Lesson 7: Empowering designers
“The designers are equal to the product managers. Actually, we got rid of the classic product management function. Apple didn’t have it either. We combined product management with product marketing, and we said that you can’t develop products unless you know how to talk about the products. We made the team much smaller [and] we elevated design. […] We thought of designers very much as architects.”
“Product managers are critical, but they shouldn’t be doing the job of a designer.”
“There’s a whole new generation of designers that aren’t just going to work for engineers; they’re going to sit alongside engineers. They’re not just going to be told what to do by product managers; they’re going to be helping drive the product. And some of them are going to choose to drive companies because, ultimately, what everyone wants is to have a product that people love.”
Lesson 8: Airbnb’s product release cycle
“We started doing these release cycles where we’ll ship 80% of the products twice a year during these releases. To be clear, we *do* do optimizations—we do ship code every single hour of every single day—but that’s a budget. That’s about 20%.”
Lesson 9: Leadership involvement in product reviews
“I started reviewing all the work. I reviewed the work every week, every two weeks, every four weeks. Before, people thought that was meddling. And I said ‘You know what, screw it.

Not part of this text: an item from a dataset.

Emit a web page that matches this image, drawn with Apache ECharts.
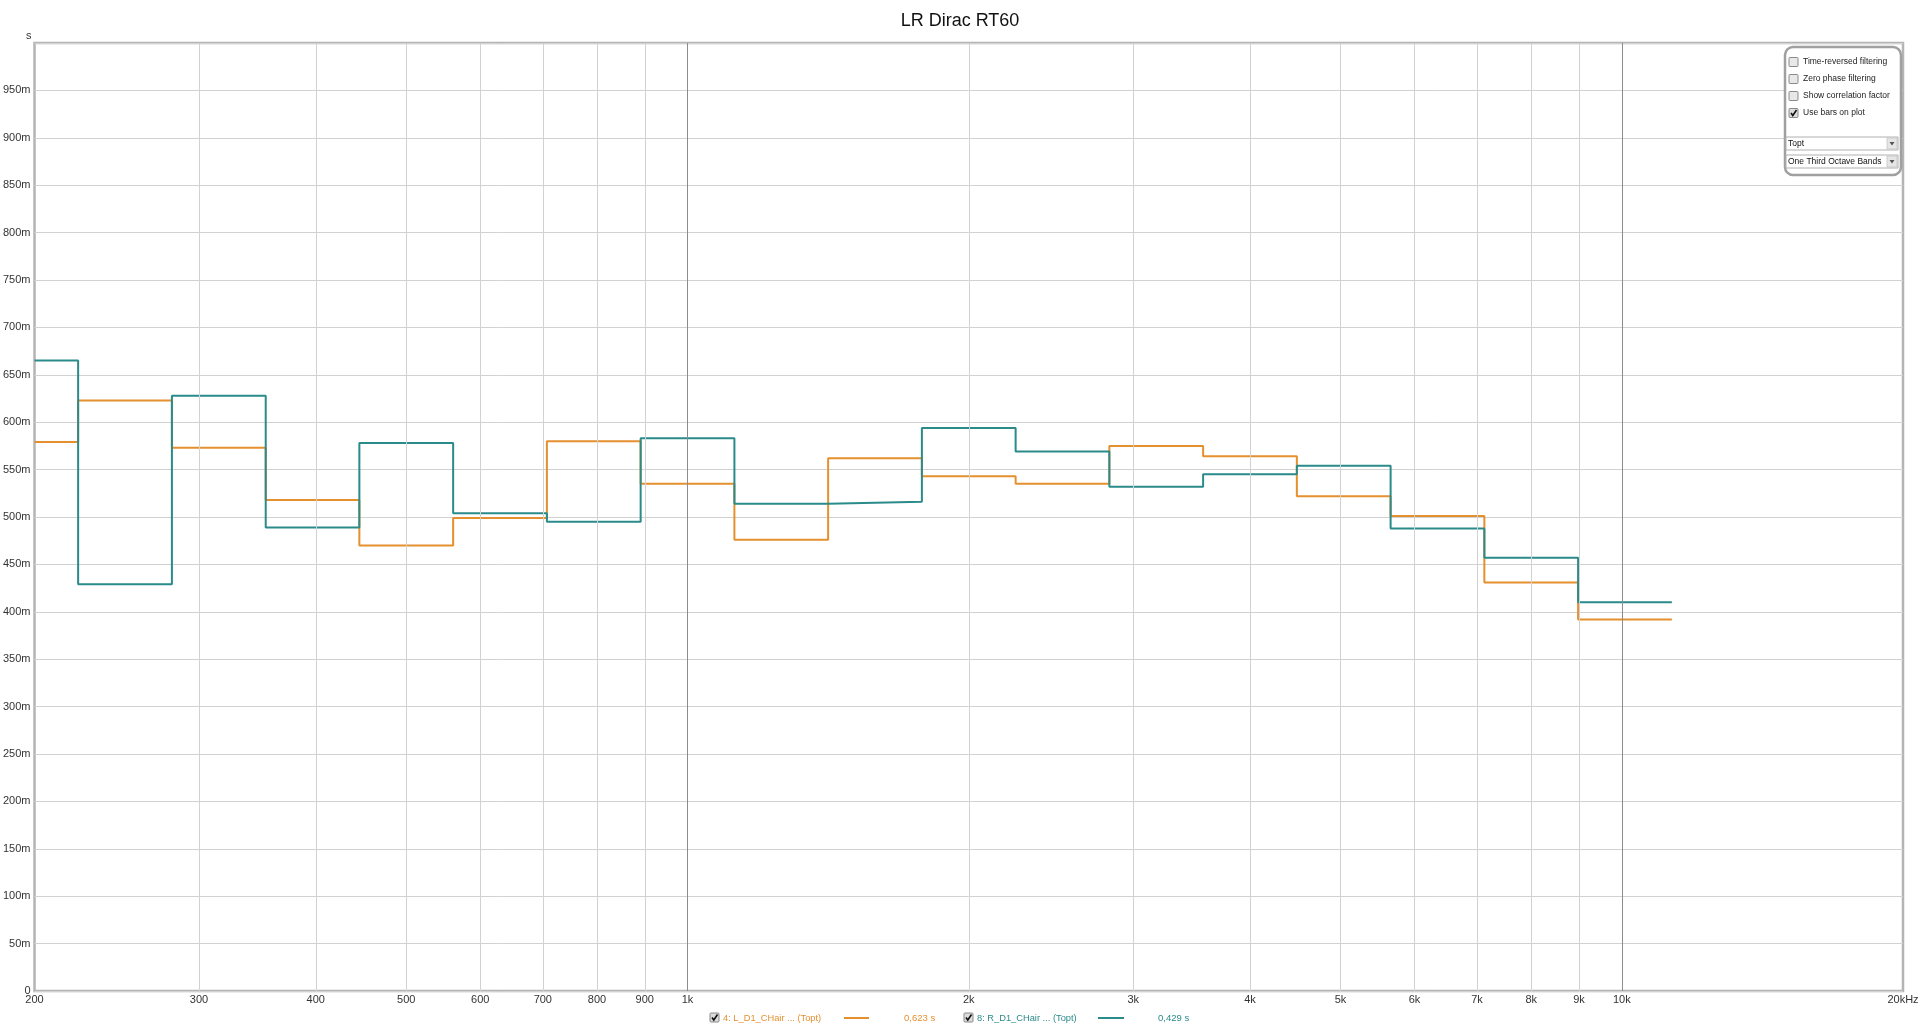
<!DOCTYPE html>
<html>
<head>
<meta charset="utf-8">
<script src="https://cdn.jsdelivr.net/npm/echarts@6/dist/echarts.min.js"></script>
<style>
html,body{margin:0;padding:0;background:#fff;}
#main{width:1920px;height:1029px;}
</style>
</head>
<body>
<div id="main"></div>
<script>
// One-third octave bands (nominal centres) and their band edges (Hz, base-2 bands)
const bandCenters = ['200','250','315','400','500','630','800','1k','1.25k','1.6k','2k','2.5k','3.15k','4k','5k','6.3k','8k','10k'];
const bandEdges = [200, 222.7, 280.6, 353.6, 445.4, 561.2, 707.1, 890.9, 1122.5, 1414.2, 1781.8, 2244.9, 2828.4, 3563.6, 4489.8, 5656.9, 7127.2, 8979.7, 11313.7];
// RT60 values in seconds (Topt)
const rt60L = [0.579, 0.623, 0.573, 0.518, 0.470, 0.499, 0.580, 0.535, 0.476, 0.562, 0.543, 0.535, 0.575, 0.564, 0.522, 0.501, 0.431, 0.392];
const rt60R = [0.665, 0.429, 0.628, 0.489, 0.578, 0.504, 0.495, 0.583, 0.514, 0.516, 0.594, 0.569, 0.532, 0.545, 0.554, 0.488, 0.457, 0.410];
// x-axis tick values and labels
const xTickValues = [200,300,400,500,600,700,800,900,1000,2000,3000,4000,5000,6000,7000,8000,9000,10000,20000];
const xTickLabels = ['200','300','400','500','600','700','800','900','1k','2k','3k','4k','5k','6k','7k','8k','9k','10k','20kHz'];
const xMajorValues = [1000, 10000];
const seriesNames = ['4: L_D1_CHair ... (Topt)', '8: R_D1_CHair ... (Topt)'];
const cursorValues = ['0,623 s', '0,429 s'];
const panelOptions = ['Time-reversed filtering','Zero phase filtering','Show correlation factor','Use bars on plot'];
const panelChecked = [false, false, false, true];
const dropdowns = ['Topt', 'One Third Octave Bands'];

const ORANGE = '#E5902F';
const TEAL = '#2B8A8A';
const FONT = 'Liberation Sans, Arial, sans-serif';

function stepData(vals) {
  const d = vals.map((v, i) => [bandEdges[i], v]);
  d.push([bandEdges[bandEdges.length - 1], vals[vals.length - 1]]);
  return d;
}

const chart = echarts.init(document.getElementById('main'));

const gridLines = xTickValues.filter(v => v > 200 && v < 20000).map(v => ({
  xAxis: v,
  lineStyle: { color: xMajorValues.includes(v) ? '#8c8c8c' : '#d2d2d2', width: 1, type: 'solid' }
}));

chart.setOption({
  animation: false,
  backgroundColor: '#fff',
  title: {
    text: 'LR Dirac RT60', left: 'center', top: 7,
    textStyle: { fontSize: 18, fontWeight: 'normal', color: '#111', fontFamily: FONT }
  },
  grid: {
    left: 33, right: 17, top: 43, bottom: 38,
    show: true, borderColor: '#b4b4b4', borderWidth: 2.5, backgroundColor: '#fff'
  },
  xAxis: {
    type: 'log', logBase: 10, min: 200, max: 20000,
    axisLine: { show: false }, axisTick: { show: false },
    axisLabel: { show: false }, splitLine: { show: false }, minorSplitLine: { show: false }
  },
  yAxis: {
    type: 'value', min: 0, max: 1, interval: 0.05,
    name: 's', nameLocation: 'end', nameGap: 2,
    nameTextStyle: { fontSize: 11, color: '#333', fontFamily: FONT, align: 'right', padding: [0, 3, 0, 0] },
    axisLine: { show: false }, axisTick: { show: false },
    axisLabel: {
      fontSize: 11, color: '#333', fontFamily: FONT, margin: 4,
      formatter: v => {
        if (v === 0) return '0';
        if (Math.abs(v - 1) < 1e-9) return '';
        return Math.round(v * 1000) + 'm';
      }
    },
    splitLine: { show: true, lineStyle: { color: '#d2d2d2', width: 1 } }
  },
  series: [
    {
      name: 'grid', type: 'line', data: [], z: 1, silent: true,
      markLine: { silent: true, symbol: ['none', 'none'], label: { show: false }, animation: false, data: gridLines }
    },
    {
      name: seriesNames[0], type: 'line', step: 'end', data: stepData(rt60L), showSymbol: false, symbol: 'none',
      lineStyle: { color: ORANGE, width: 2 }, itemStyle: { color: ORANGE }, z: 3
    },
    {
      name: seriesNames[1], type: 'line', step: 'end', data: stepData(rt60R), showSymbol: false, symbol: 'none',
      lineStyle: { color: TEAL, width: 2 }, itemStyle: { color: TEAL }, z: 4
    }
  ]
});

// Build graphics: x-axis labels (placed via axis scale), legend row, control panel
const g = [];
xTickValues.forEach((v, i) => {
  const p = chart.convertToPixel({ xAxisIndex: 0, yAxisIndex: 0 }, [v, 0]);
  g.push({
    type: 'text', x: p[0], y: p[1] + 3,
    style: { text: xTickLabels[i], font: '11px ' + FONT, fill: '#333', align: 'center', verticalAlign: 'top' }
  });
});

function checkbox(x, y, checked, size) {
  const s = size || 9;
  const items = [{
    type: 'rect', shape: { x: x, y: y, width: s, height: s, r: 1 },
    style: { fill: checked ? '#dcdcdc' : '#e8e8e8', stroke: '#8a8a8a', lineWidth: 1 }
  }];
  if (checked) {
    items.push({
      type: 'polyline', shape: { points: [[x + 2, y + s * 0.5], [x + s * 0.42, y + s - 2], [x + s - 1.5, y + 1.5]] },
      style: { stroke: '#111', lineWidth: 1.6, fill: null }
    });
  }
  return items;
}

// bottom legend
const legY = 1018;
const legendLayout = [
  { cb: 710, text: 723, line: [844, 869], val: 904, color: ORANGE },
  { cb: 964, text: 977, line: [1098, 1124], val: 1158, color: TEAL }
];
legendLayout.forEach((L, i) => {
  checkbox(L.cb, legY - 5, true, 9).forEach(it => g.push(it));
  g.push({ type: 'text', x: L.text, y: legY, style: { text: seriesNames[i], font: '9.3px ' + FONT, fill: L.color, verticalAlign: 'middle' } });
  g.push({ type: 'line', shape: { x1: L.line[0], y1: legY, x2: L.line[1], y2: legY }, style: { stroke: L.color, lineWidth: 2 } });
  g.push({ type: 'text', x: L.val, y: legY, style: { text: cursorValues[i], font: '9.5px ' + FONT, fill: L.color, verticalAlign: 'middle' } });
});

// control panel (top right)
g.push({
  type: 'rect', shape: { x: 1785, y: 47, width: 116, height: 128, r: 8 },
  style: { fill: '#fff', stroke: '#a0a0a0', lineWidth: 2.5 }, z: 10
});
const rowsY = [62, 79, 96, 113];
panelOptions.forEach((t, i) => {
  checkbox(1789, rowsY[i] - 4.5, panelChecked[i], 9).forEach(it => { it.z = 11; g.push(it); });
  g.push({ type: 'text', x: 1803, y: rowsY[i], z: 11, style: { text: t, font: '8.5px ' + FONT, fill: '#222', verticalAlign: 'middle' } });
});
const ddY = [137, 155];
dropdowns.forEach((t, i) => {
  g.push({ type: 'rect', z: 11, shape: { x: 1786, y: ddY[i], width: 112, height: 13 }, style: { fill: '#fff', stroke: '#b0b0b0', lineWidth: 1 } });
  g.push({ type: 'rect', z: 12, shape: { x: 1887, y: ddY[i] + 1, width: 10, height: 11 }, style: { fill: '#e6e6e6', stroke: '#c4c4c4', lineWidth: 0.8 } });
  g.push({ type: 'polygon', z: 13, shape: { points: [[1889.5, ddY[i] + 5], [1894.5, ddY[i] + 5], [1892, ddY[i] + 8.5]] }, style: { fill: '#555' } });
  g.push({ type: 'text', z: 12, x: 1788, y: ddY[i] + 6.5, style: { text: t, font: '8.5px ' + FONT, fill: '#111', verticalAlign: 'middle' } });
});

chart.setOption({ graphic: { elements: g } });
</script>
</body>
</html>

We’re going to review everything, I’m going to be the chief editor, and I didn’t push decision-making down. I decided to pull decision-making in like an orchestra conductor and what we created was a shared conscious of the top 30 to 40 people at the company, and it was like one neural network—one brain.”
Lesson 10: Drawback on Design System
“I love design language systems, but the problem with design language systems is that you should design whatever you want and then you put it in the design language system. If you can only pull from this system, you’re never going to be able to take a giant leap if it breaks the system.”
Lesson 11: Importance of product marketing
“A lot of products fail because they’re not well-marketed. If you ship a feature and no-one knows, did it really matter? So a lot of times people give up on features too soon. They ship something, the data says it doesn’t work, they kill the feature.
Well, did you tell people about it? Do they know about it?”